## Provided material

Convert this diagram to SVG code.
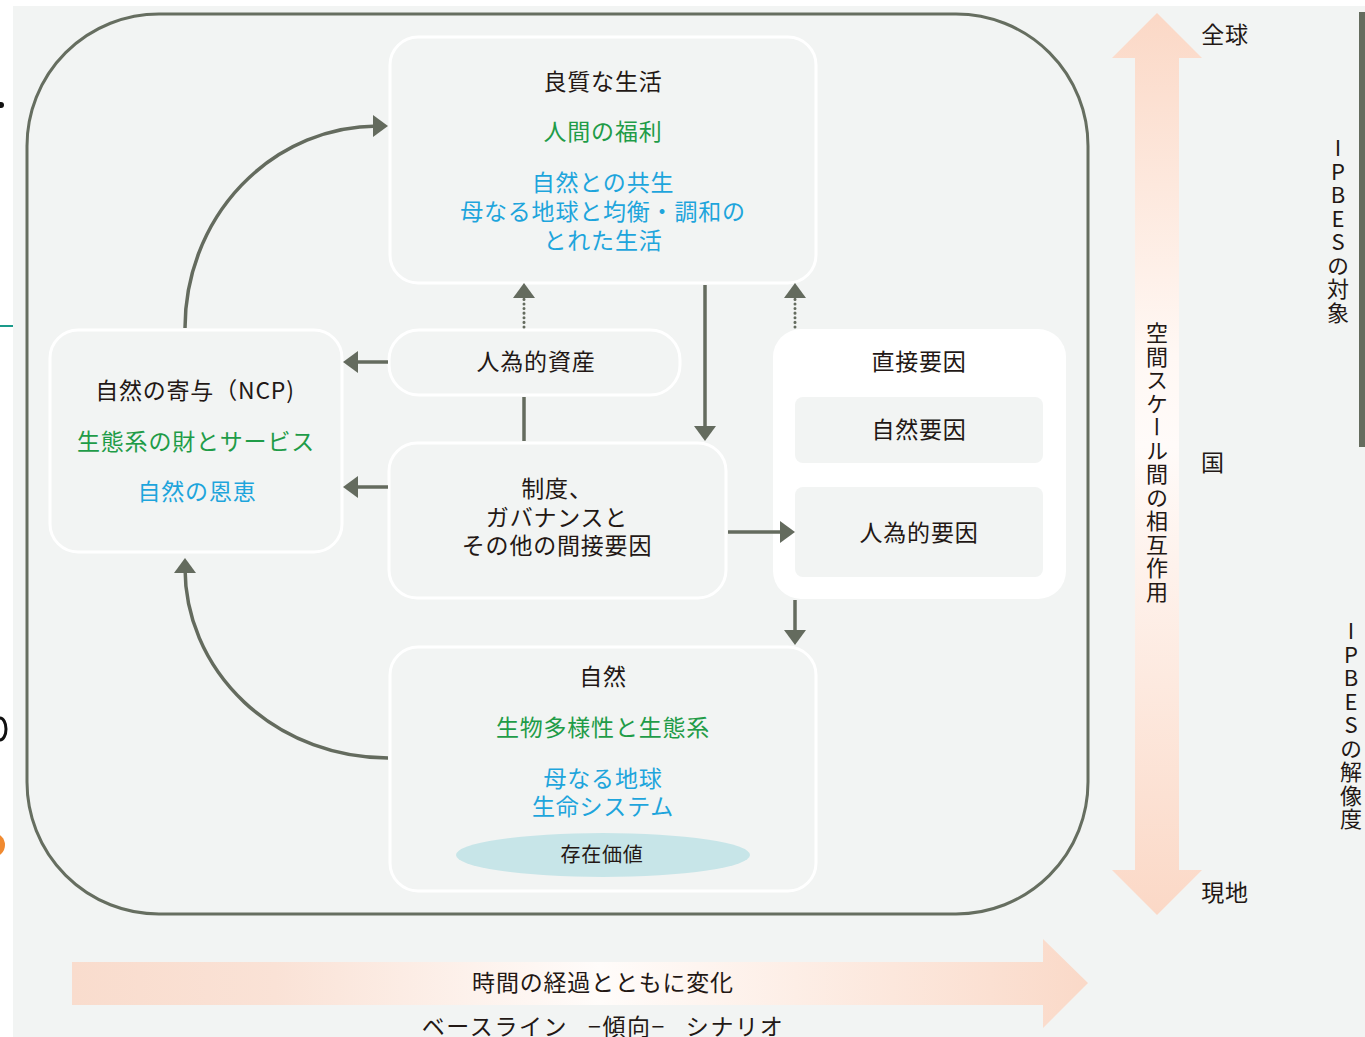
<svg xmlns="http://www.w3.org/2000/svg" width="1365" height="1037" viewBox="0 0 1365 1037">
<defs>
<style>
.t{font-family:"Noto Sans CJK JP","Noto Sans",sans-serif;font-size:23px;letter-spacing:0.8px;text-anchor:middle;dominant-baseline:central;fill:#231815}
.g{fill:#1f9c48}
.b{fill:#1ea5dc}
.box{fill:#f2f4f3;stroke:#ffffff;stroke-width:3}
.con{fill:none;stroke:#646b5e;stroke-width:3.5}
.dot{fill:none;stroke:#646b5e;stroke-width:3;stroke-linecap:round;stroke-dasharray:0.1 4.5}
.v{font-family:"Noto Sans CJK JP","Noto Sans",sans-serif;font-size:22px;letter-spacing:1.5px;fill:#231815;writing-mode:vertical-rl;text-orientation:upright}
</style>
<marker id="ah" viewBox="0 0 15 22" markerWidth="15" markerHeight="22" refX="5" refY="11" markerUnits="userSpaceOnUse" orient="auto">
<path d="M0,0 L15,11 L0,22 Z" fill="#646b5e"/>
</marker>
<linearGradient id="vg" gradientUnits="userSpaceOnUse" x1="0" y1="13" x2="0" y2="915">
<stop offset="0" stop-color="#fbd8c6"/>
<stop offset="0.38" stop-color="#fff8f4"/>
<stop offset="0.48" stop-color="#fffbf9"/>
<stop offset="1" stop-color="#fbd8c6"/>
</linearGradient>
<linearGradient id="hg" gradientUnits="userSpaceOnUse" x1="72" y1="0" x2="1088" y2="0">
<stop offset="0" stop-color="#f9dccd"/>
<stop offset="0.2" stop-color="#fae2d6"/>
<stop offset="0.52" stop-color="#fffcfa"/>
<stop offset="1" stop-color="#fad9c8"/>
</linearGradient>
</defs>

<rect x="0" y="0" width="1365" height="1037" fill="#ffffff"/>
<rect x="13" y="6" width="1352" height="1031" fill="#f2f4f3"/>
<rect x="1359" y="12" width="6" height="435" fill="#656c5e"/>

<!-- stray edge marks -->
<circle cx="1" cy="105" r="3" fill="#111"/>
<line x1="0" y1="326" x2="13" y2="326" stroke="#1a9a8a" stroke-width="2"/>
<path d="M0,718 A6,11 0 0 1 0,740" fill="none" stroke="#111" stroke-width="3"/>
<circle cx="-7" cy="845" r="12" fill="#f08a30"/>

<!-- outer frame -->
<rect x="27" y="14" width="1061" height="900" rx="132" ry="132" fill="none" stroke="#666e60" stroke-width="3"/>

<!-- scale arrow -->
<g id="space-scale">
<path d="M1135,58 H1112 L1157,13 L1202,58 H1179 V870 H1202 L1157,915 L1112,870 H1135 Z" fill="url(#vg)"/>
<text class="v" x="1157" y="322">空間スケール間の相互作用</text>
<text class="t" x="1225" y="33">全球</text>
<text class="t" x="1213" y="461">国</text>
<text class="t" x="1225" y="891">現地</text>
</g>

<g id="ipbes-labels">
<text class="v" x="1338" y="137">IPBESの対象</text>
<text class="v" x="1351" y="620">IPBESの解像度</text>
</g>

<!-- time arrow -->
<g id="time-arrow">
<path d="M72,962 H1043 V939 L1088,983 L1043,1028 V1005 H72 Z" fill="url(#hg)"/>
<text class="t" x="603" y="981">時間の経過とともに変化</text>
<text class="t" x="603" y="1025" style="letter-spacing:1.6px">ベースライン &#8194;−傾向−&#8194; シナリオ</text>
</g>

<!-- nodes -->
<g id="good-quality-of-life">
<rect class="box" x="390" y="37" width="426" height="246" rx="28"/>
<text class="t" x="603" y="80">良質な生活</text>
<text class="t g" x="603" y="130">人間の福利</text>
<text class="t b" x="603" y="181">自然との共生</text>
<text class="t b" x="603" y="210">母なる地球と均衡・調和の</text>
<text class="t b" x="603" y="239">とれた生活</text>
</g>

<g id="ncp">
<rect class="box" x="50" y="330" width="292" height="222" rx="28"/>
<text class="t" x="195" y="389">自然の寄与（NCP)</text>
<text class="t g" x="196" y="440">生態系の財とサービス</text>
<text class="t b" x="197" y="490">自然の恩恵</text>
</g>

<g id="anthropogenic-assets">
<rect class="box" x="389" y="330" width="291" height="65" rx="30"/>
<text class="t" x="536" y="360">人為的資産</text>
</g>

<g id="institutions">
<rect class="box" x="389" y="443" width="337" height="155" rx="28"/>
<text class="t" x="557" y="487">制度、</text>
<text class="t" x="557" y="516">ガバナンスと</text>
<text class="t" x="557" y="544">その他の間接要因</text>
</g>

<g id="direct-drivers">
<rect x="773" y="329" width="293" height="270" rx="28" fill="#ffffff"/>
<text class="t" x="919" y="360">直接要因</text>
<rect x="795" y="397" width="248" height="66" rx="8" fill="#f2f4f3"/>
<text class="t" x="919" y="428">自然要因</text>
<rect x="795" y="487" width="248" height="90" rx="8" fill="#f2f4f3"/>
<text class="t" x="919" y="531">人為的要因</text>
</g>

<g id="nature">
<rect class="box" x="390" y="647" width="426" height="244" rx="28"/>
<text class="t" x="603" y="675">自然</text>
<text class="t g" x="603" y="726">生物多様性と生態系</text>
<text class="t b" x="603" y="777">母なる地球</text>
<text class="t b" x="603" y="805">生命システム</text>
<ellipse cx="603" cy="855" rx="147" ry="22" fill="#c7e5e8"/>
<text class="t" x="602" y="853" style="font-size:20px">存在価値</text>
</g>

<!-- connectors -->
<g id="connectors">
<path class="con" d="M185,328 A193,202 0 0 1 378,126" marker-end="url(#ah)"/>
<path class="con" d="M388,758 A203,190 0 0 1 185,568" marker-end="url(#ah)"/>
<path class="con" d="M388,362 H353" marker-end="url(#ah)"/>
<path class="con" d="M388,487 H353" marker-end="url(#ah)"/>
<path class="con" d="M524,397 V441"/>
<path class="con" d="M705,285 V431" marker-end="url(#ah)"/>
<path class="dot" d="M524,327 V295"/>
<path class="con" d="M524,294 V293" style="stroke:none" marker-end="url(#ah)"/>
<path class="dot" d="M795,327 V295"/>
<path class="con" d="M795,294 V293" style="stroke:none" marker-end="url(#ah)"/>
<path class="con" d="M728,532 H785" marker-end="url(#ah)"/>
<path class="con" d="M795,600 V635" marker-end="url(#ah)"/>
</g>
</svg>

## What is being asked
Copy every line of the data word for word, omitting the images.

## Response
Convert this diagram to SVG code.
<svg xmlns="http://www.w3.org/2000/svg" width="1365" height="1037" viewBox="0 0 1365 1037">
<defs>
<style>
.t{font-family:"Noto Sans CJK JP","Noto Sans",sans-serif;font-size:23px;letter-spacing:0.8px;text-anchor:middle;dominant-baseline:central;fill:#231815}
.g{fill:#1f9c48}
.b{fill:#1ea5dc}
.box{fill:#f2f4f3;stroke:#ffffff;stroke-width:3}
.con{fill:none;stroke:#646b5e;stroke-width:3.5}
.dot{fill:none;stroke:#646b5e;stroke-width:3;stroke-linecap:round;stroke-dasharray:0.1 4.5}
.v{font-family:"Noto Sans CJK JP","Noto Sans",sans-serif;font-size:22px;letter-spacing:1.5px;fill:#231815;writing-mode:vertical-rl;text-orientation:upright}
</style>
<marker id="ah" viewBox="0 0 15 22" markerWidth="15" markerHeight="22" refX="5" refY="11" markerUnits="userSpaceOnUse" orient="auto">
<path d="M0,0 L15,11 L0,22 Z" fill="#646b5e"/>
</marker>
<linearGradient id="vg" gradientUnits="userSpaceOnUse" x1="0" y1="13" x2="0" y2="915">
<stop offset="0" stop-color="#fbd8c6"/>
<stop offset="0.38" stop-color="#fff8f4"/>
<stop offset="0.48" stop-color="#fffbf9"/>
<stop offset="1" stop-color="#fbd8c6"/>
</linearGradient>
<linearGradient id="hg" gradientUnits="userSpaceOnUse" x1="72" y1="0" x2="1088" y2="0">
<stop offset="0" stop-color="#f9dccd"/>
<stop offset="0.2" stop-color="#fae2d6"/>
<stop offset="0.52" stop-color="#fffcfa"/>
<stop offset="1" stop-color="#fad9c8"/>
</linearGradient>
</defs>

<rect x="0" y="0" width="1365" height="1037" fill="#ffffff"/>
<rect x="13" y="6" width="1352" height="1031" fill="#f2f4f3"/>
<rect x="1359" y="12" width="6" height="435" fill="#656c5e"/>

<!-- stray edge marks -->
<circle cx="1" cy="105" r="3" fill="#111"/>
<line x1="0" y1="326" x2="13" y2="326" stroke="#1a9a8a" stroke-width="2"/>
<path d="M0,718 A6,11 0 0 1 0,740" fill="none" stroke="#111" stroke-width="3"/>
<circle cx="-7" cy="845" r="12" fill="#f08a30"/>

<!-- outer frame -->
<rect x="27" y="14" width="1061" height="900" rx="132" ry="132" fill="none" stroke="#666e60" stroke-width="3"/>

<!-- scale arrow -->
<g id="space-scale">
<path d="M1135,58 H1112 L1157,13 L1202,58 H1179 V870 H1202 L1157,915 L1112,870 H1135 Z" fill="url(#vg)"/>
<text class="v" x="1157" y="322">空間スケール間の相互作用</text>
<text class="t" x="1225" y="33">全球</text>
<text class="t" x="1213" y="461">国</text>
<text class="t" x="1225" y="891">現地</text>
</g>

<g id="ipbes-labels">
<text class="v" x="1338" y="137">IPBESの対象</text>
<text class="v" x="1351" y="620">IPBESの解像度</text>
</g>

<!-- time arrow -->
<g id="time-arrow">
<path d="M72,962 H1043 V939 L1088,983 L1043,1028 V1005 H72 Z" fill="url(#hg)"/>
<text class="t" x="603" y="981">時間の経過とともに変化</text>
<text class="t" x="603" y="1025" style="letter-spacing:1.6px">ベースライン &#8194;−傾向−&#8194; シナリオ</text>
</g>

<!-- nodes -->
<g id="good-quality-of-life">
<rect class="box" x="390" y="37" width="426" height="246" rx="28"/>
<text class="t" x="603" y="80">良質な生活</text>
<text class="t g" x="603" y="130">人間の福利</text>
<text class="t b" x="603" y="181">自然との共生</text>
<text class="t b" x="603" y="210">母なる地球と均衡・調和の</text>
<text class="t b" x="603" y="239">とれた生活</text>
</g>

<g id="ncp">
<rect class="box" x="50" y="330" width="292" height="222" rx="28"/>
<text class="t" x="195" y="389">自然の寄与（NCP)</text>
<text class="t g" x="196" y="440">生態系の財とサービス</text>
<text class="t b" x="197" y="490">自然の恩恵</text>
</g>

<g id="anthropogenic-assets">
<rect class="box" x="389" y="330" width="291" height="65" rx="30"/>
<text class="t" x="536" y="360">人為的資産</text>
</g>

<g id="institutions">
<rect class="box" x="389" y="443" width="337" height="155" rx="28"/>
<text class="t" x="557" y="487">制度、</text>
<text class="t" x="557" y="516">ガバナンスと</text>
<text class="t" x="557" y="544">その他の間接要因</text>
</g>

<g id="direct-drivers">
<rect x="773" y="329" width="293" height="270" rx="28" fill="#ffffff"/>
<text class="t" x="919" y="360">直接要因</text>
<rect x="795" y="397" width="248" height="66" rx="8" fill="#f2f4f3"/>
<text class="t" x="919" y="428">自然要因</text>
<rect x="795" y="487" width="248" height="90" rx="8" fill="#f2f4f3"/>
<text class="t" x="919" y="531">人為的要因</text>
</g>

<g id="nature">
<rect class="box" x="390" y="647" width="426" height="244" rx="28"/>
<text class="t" x="603" y="675">自然</text>
<text class="t g" x="603" y="726">生物多様性と生態系</text>
<text class="t b" x="603" y="777">母なる地球</text>
<text class="t b" x="603" y="805">生命システム</text>
<ellipse cx="603" cy="855" rx="147" ry="22" fill="#c7e5e8"/>
<text class="t" x="602" y="853" style="font-size:20px">存在価値</text>
</g>

<!-- connectors -->
<g id="connectors">
<path class="con" d="M185,328 A193,202 0 0 1 378,126" marker-end="url(#ah)"/>
<path class="con" d="M388,758 A203,190 0 0 1 185,568" marker-end="url(#ah)"/>
<path class="con" d="M388,362 H353" marker-end="url(#ah)"/>
<path class="con" d="M388,487 H353" marker-end="url(#ah)"/>
<path class="con" d="M524,397 V441"/>
<path class="con" d="M705,285 V431" marker-end="url(#ah)"/>
<path class="dot" d="M524,327 V295"/>
<path class="con" d="M524,294 V293" style="stroke:none" marker-end="url(#ah)"/>
<path class="dot" d="M795,327 V295"/>
<path class="con" d="M795,294 V293" style="stroke:none" marker-end="url(#ah)"/>
<path class="con" d="M728,532 H785" marker-end="url(#ah)"/>
<path class="con" d="M795,600 V635" marker-end="url(#ah)"/>
</g>
</svg>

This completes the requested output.